# Rainbow Trout River Locations (Central Ohio)



## Nathan Burge (Apr 1, 2018)

Hi! I have recently moved to Columbus and am by OSU. What rivers are close by that you would suggest for rainbow fishing??


----------



## partlyable (Mar 2, 2005)

Where are you from originally because Ohio does not have too many rainbow trout streams. Closest is probably mad river, then clear fork river. If your looking for trout this time of year I would suggest the Lake Erie tributaries for steelhead. A longer drive yes but more opportunity and bigger fish. 

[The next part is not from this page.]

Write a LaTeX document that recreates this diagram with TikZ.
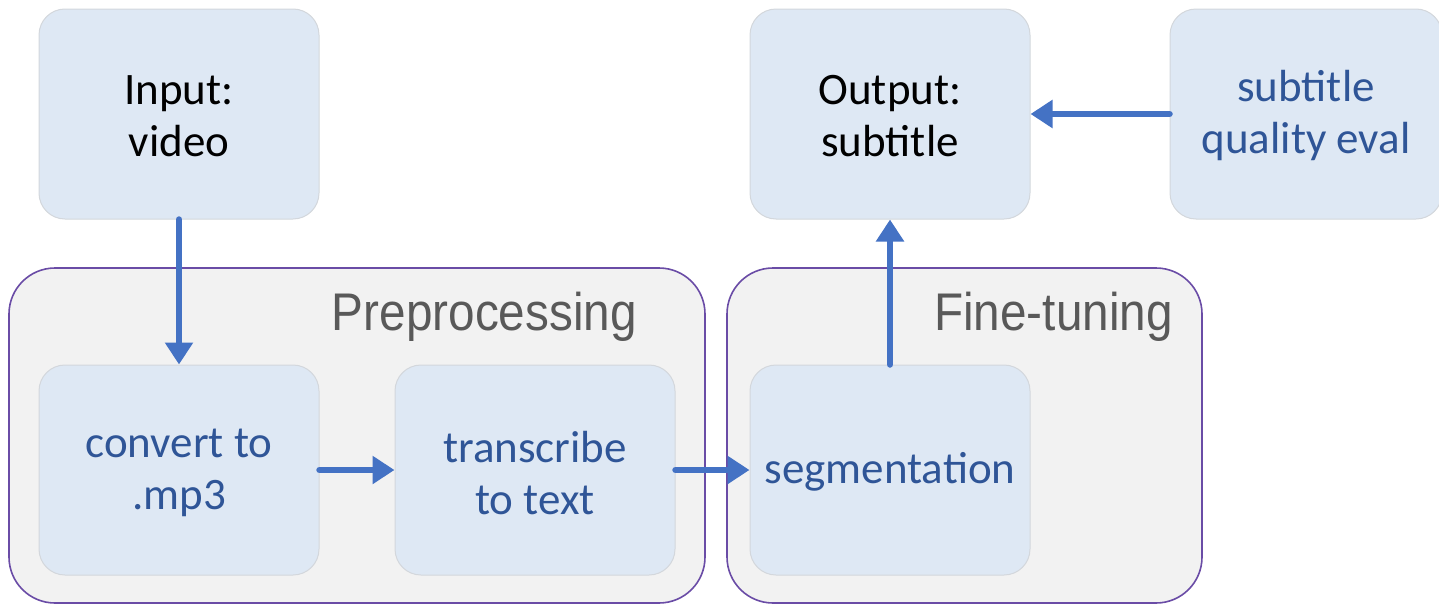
\documentclass[tikz,border=0pt]{standalone}
\usepackage{fontspec}
\setmainfont{Carlito}
\newfontfamily\grpfont[FakeStretch=0.9]{Liberation Sans}
\usetikzlibrary{arrows.meta}
\definecolor{boxfill}{HTML}{DEE8F4}
\definecolor{boxline}{HTML}{D3D7DC}
\definecolor{grpfill}{HTML}{F2F2F2}
\definecolor{grpline}{HTML}{6A4CA6}
\definecolor{arrowc}{HTML}{4472C4}
\definecolor{txtblue}{HTML}{2F5597}
\definecolor{txtgray}{HTML}{595959}
\begin{document}
\begin{tikzpicture}[x=1pt,y=-1pt,
  stagebox/.style={draw=boxline,line width=1pt,fill=boxfill,rounded corners=26pt,
    minimum width=280pt,minimum height=210pt,inner sep=0pt},
  stagetext/.style={inner sep=0pt,align=center,font=\fontsize{45}{52}\selectfont},
  bluetext/.style={text=txtblue},
  grpbox/.style={draw=grpline,line width=1.6pt,fill=grpfill,rounded corners=46pt,inner sep=0pt},
  grplabel/.style={text=txtgray,font=\grpfont\fontsize{53}{60}\selectfont,inner sep=0pt},
  flow/.style={draw=arrowc,line width=6.5pt,line cap=round,-{Triangle[length=22pt,width=27pt]}}
]
\useasboundingbox (0,0) rectangle (1439,605);
% groups
\node[grpbox,minimum width=696pt,minimum height=335pt] (pre) at (357,435.5) {};
\node[grpbox,minimum width=475pt,minimum height=335pt] (fine) at (964.5,435.5) {};
\node[grplabel,anchor=base east] (prelabel) at (637,330) {Preprocessing};
\node[grplabel,anchor=base east] (finelabel) at (1173,330) {Fine-tuning};
% boxes
\node[stagebox] (input) at (179,114) {};
\node[stagebox] (output) at (890,114) {};
\node[stagebox,minimum width=272pt] (quality) at (1306,114) {};
\node[stagebox] (convert) at (179,470) {};
\node[stagebox] (transcribe) at (535,470) {};
\node[stagebox] (segment) at (890,470) {};
% texts
\node[stagetext] (inputtext) at (179,116) {Input:\\video};
\node[stagetext] (outputtext) at (890,116) {Output:\\subtitle};
\node[stagetext,bluetext] (qualitytext) at (1306,116) {subtitle\\quality eval};
\node[stagetext,bluetext] (converttext) at (179,473) {convert to\\.mp3};
\node[stagetext,bluetext] (transcribetext) at (535,473) {transcribe\\to text};
\node[stagetext,bluetext] (segmenttext) at (890,472) {segmentation};
% arrows
\draw[flow] (input.south) -- (convert.north);
\draw[flow] (convert.east) -- (transcribe.west);
\draw[flow] (transcribe.east) -- (segment.west);
\draw[flow] (segment.north) -- (output.south);
\draw[flow] (quality.west) -- (output.east);
\end{tikzpicture}
\end{document}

Sent from my iPhone using Tapatalk


----------



## Nathan Burge (Apr 1, 2018)

Thanks for the help! I'm from Minnesota, so used to lots of water


----------



## creekcrawler (Oct 5, 2004)

Nathan Burge said:


> I'm from Minnesota, so used to lots of water


Sorry for your loss. Welcome to Ohio.


----------



## Bowhunter15 (May 17, 2016)

Took the words out of my mouth lol.


----------



## Pooch (Jun 16, 2014)

Better learn how to fish for smallmouth. Most running water in the state has them.


----------



## Nathan Burge (Apr 1, 2018)

Pooch said:


> Better learn how to fish for smallmouth. Most running water in the state has them.


Done plenty of that in the Mississippi luckily. It's fun for sure.


----------



## UFM82 (Apr 6, 2004)

OHIO- Old Indian word for "No Fish Here"...


----------